Another reason the statesman’s character matters is that American notions of political representation assign statesmanship an essential role in the constitutional regime. James Madison’s Federalist 10 says the representative’s role is to “refine and enlarge,” not simply reflect, the public’s views. This is particularly true of the Senate, which Madison’s Federalist 63 says must serve as a “temperate and respectable body of citizens” that delays rather than indulges the people when they are stampeding toward error.
This requires something in the statesman’s composition, which is the quality that thinkers from Aristotle to Aquinas to Burke have called “prudence” — not mere caution but rather a deep capacity for judgment that enables one to choose the most appropriate means toward worthy ends. This capacity requires not just reacting to events but also anticipating them. It is a product of moral cultivation, broad education and political experience and as such, it is inseparable from the statesman’s character.
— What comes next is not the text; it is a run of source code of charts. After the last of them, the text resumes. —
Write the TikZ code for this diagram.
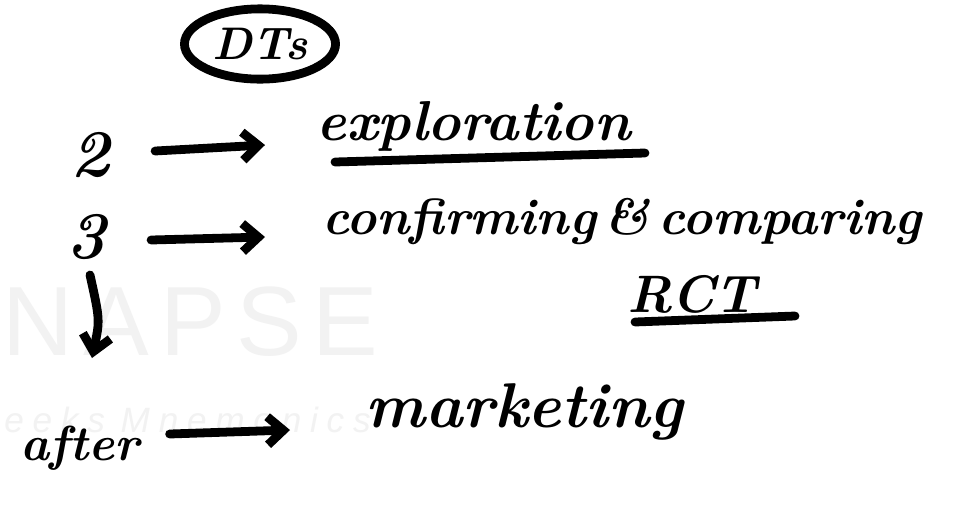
\documentclass[tikz,border=0pt]{standalone}
\usepackage{fontspec}
\usetikzlibrary{arrows.meta,shapes.geometric}
\newfontfamily\wmfont{Liberation Sans}
\tikzset{
  hand/.style={font=\fontsize{#1}{#1}\selectfont\bfseries\itshape, inner sep=0pt, text=black},
  ink/.style={line width=5pt, line cap=round, black},
  penarrow/.style={ink, -{Straight Barb[length=9pt,width=16pt,line width=5pt]}},
  wm/.style={text=black!5, inner sep=0pt}
}
\begin{document}
\begin{tikzpicture}[x=0.02cm,y=-0.02cm]
\useasboundingbox[fill=white] (0,0) rectangle (973,511);
% watermark
\node[wm, font=\wmfont\fontsize{56}{56}\selectfont, anchor=west] (wm1) at (2,322) {N\kern6pt A\kern6pt P\kern6pt S\kern6pt E};
\node[wm, font=\wmfont\itshape\fontsize{20}{20}\selectfont, anchor=west] (wm2) at (4,420) {e\kern5pt e\kern5pt k\kern5pt s\kern9pt M\kern5pt n\kern5pt e\kern5pt m\kern5pt o\kern5pt n\kern5pt i\kern5pt c\kern5pt s};
% DTs
\node[ellipse, draw, ink, minimum width=86pt, minimum height=40pt, hand=26pt] (dts) at (260,44) {DTs};
% row 2
\node[hand=38pt] (two) at (90,155) {2};
\node[hand=32pt, anchor=west] (explo) at (316,126) {exploration};
\coordinate (ul1a) at (335,162);
\coordinate (ul1b) at (645,153);
\draw[ink] (ul1a) -- (ul1b);
\draw[penarrow] (two.east) ++(45,-4) coordinate (a2s) -- (265,145) coordinate (a2e);
% row 3
\node[hand=38pt] (three) at (86,237) {3};
\node[hand=29pt, anchor=west] (conf) at (322,222) {confirming\,\&\,comparing};
\draw[penarrow] (three.east) ++(45,3) coordinate (a3s) -- (265,237) coordinate (a3e);
% RCT
\node[hand=30pt] (rct) at (692,294) {RCT};
\coordinate (ul2a) at (635,322);
\coordinate (ul2b) at (795,316);
\draw[ink] (ul2a) -- (ul2b);
% after / marketing
\node[hand=28pt] (after) at (80,448) {after};
\node[hand=36pt, anchor=west] (mkt) at (365,412) {marketing};
\draw[penarrow] (three.south) ++(4,15) coordinate (d1) .. controls (100,320) .. (92,358) coordinate (d2);
\draw[penarrow] (after.east) ++(30,-14) coordinate (a4s) -- (290,430) coordinate (a4e);
\end{tikzpicture}
\end{document}
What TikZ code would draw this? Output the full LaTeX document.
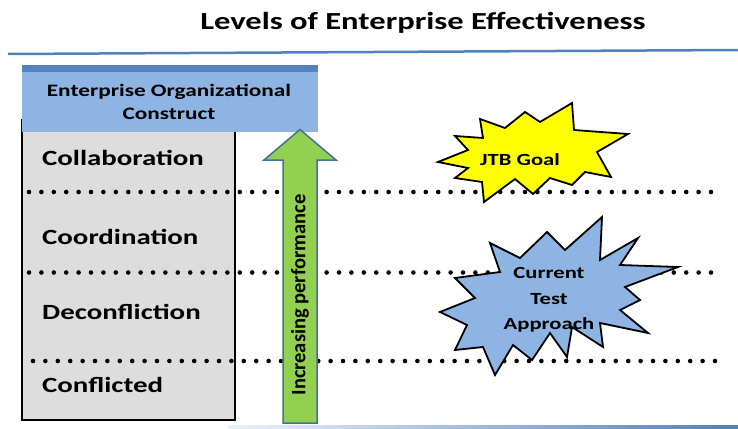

None of this is to cast statesmanship as wizardry. Daniel Patrick Moynihan, an exemplar of prudent statesmanship who practiced it in both Democratic and Republican administrations as well as in the Senate, wrote that much of politics is about predicting “which relatively quiescent situations of the moment are likely to become political issues in the near future.” He continued: “It is no great feat. In a chess master, it involves considerable intellectual elegance, but politics is mostly checkers.” But checkers is still a game played by human beings. It matters who makes the moves.
Nor is the point that the personal matters more than policy. One of the ironies of the new defense of the candidate as a mere vessel for policy preferences is that it attaches to strong personalities who seem to attract support precisely for their charisma — Mr. Trump and Mr. Moore prominent among them. That is why the statesman must be bound by constitutional rules and customs.
Public and private virtue are not identical. Machiavelli showed that what is virtuous for the individual may be vicious in the prince. But that is fundamentally different from saying character does not matter at all or that policies may stand alone, disembodied from the human being who pursues them. Public virtue exists, and it is inseparable from the character of the person who exercises it.
This hollowing out of the personal role of the statesman withers political life. It denies the human parts of politics that connect us to one another. That is reason enough to reject it. That it might elevate Mr. Moore to an institution like the Senate is equally sufficient evidence of its flaws.